Security guards cannot reliably track:
Entry and exit times
Multiple visits by the same vehicle
Overnight stays
Commercial misuse (delivery vans, taxis, vendors)
Digitised systems automatically log visitor details, restrict duration, and alert management when rules are violated. This level of control is impossible with paper registers or verbal approvals.
Also read→
Boom Barriers: Types, Benefits & Ideal Use Cases for Smarter Access Control
Enforcement Without Conflict
One major reason societies hesitate to enforce parking rules is conflict. Residents resist fines, warnings, or towing when enforcement feels arbitrary.
Digital parking systems shift enforcement from people to systems:
Rules are predefined
Violations are system-generated
Alerts are automatic
Records are neutral and transparent
This reduces arguments and removes personal bias from decision-making.
Integration With Access Control Is Becoming Standard
Modern residential societies are no longer just gated—they are digitally controlled.
Parking digitisation integrates naturally with:
Boom barriers
RFID tags or FASTag-based access
ANPR cameras
Resident mobile apps
When parking is linked to vehicle identity and access control, societies gain a complete movement trail without increasing manpower.
Urban Policy Is Pushing the Change
Municipal bodies are actively discouraging unmanaged private parking overflow.
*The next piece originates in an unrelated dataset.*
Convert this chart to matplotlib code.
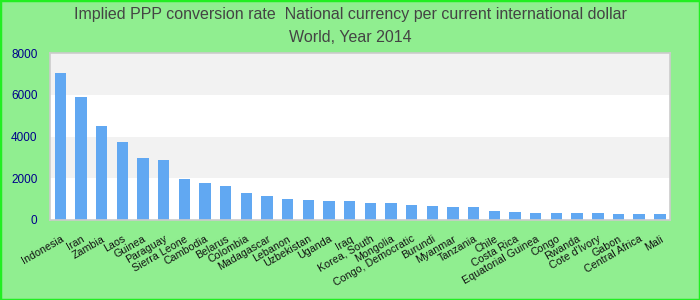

Many cities are tightening rules around:
Street parking spillover from societies
Emergency vehicle access
Fire safety compliance
Authorities increasingly expect societies to self-regulate parking digitally rather than rely on public infrastructure.
Societies that fail to manage internal parking efficiently often face penalties, notices, or restrictions during approvals and renewals.
Financial Transparency and Revenue Control
Paid visitor parking, temporary parking permits, and penalty charges are common in large societies. Manual cash handling creates leakage, disputes, and audit issues.
Digitised parking enables:
Automated billing
Digital payment records
Transparent accounting
Audit-ready reports
This protects management committees and simplifies annual audits.
Residents Expect App-Based Convenience
Today’s residents are accustomed to digital services for everything—from groceries to security approvals. Parking is no exception.
Residents expect:
Parking slot visibility
Visitor pre-approval
Entry notifications
Violation alerts
Societies that do not offer this experience increasingly face resident dissatisfaction and management pressure.
What Will Force the Shift—Not Just Encourage It
Digitisation will not happen because it is trendy. It will happen because manual systems will fail under pressure from:
Higher vehicle density
Legal accountability
Visitor abuse
Security risks
Resident expectations
Regulatory oversight
Once failure becomes routine, digitisation becomes unavoidable.
Also read→
How to Get Vehicle NOC from RTO: Complete Step Guide
Final Thought
Residential parking is no longer a background operational issue. It sits at the intersection of security, legality, fairness, and urban discipline.
Housing societies that digitise early gain control, transparency, and resident trust. Those who delay will be forced to adopt technology reactively—often after conflicts, penalties, or incidents.
Digitised parking is not the future of residential societies.
It is rapidly becoming the minimum standard.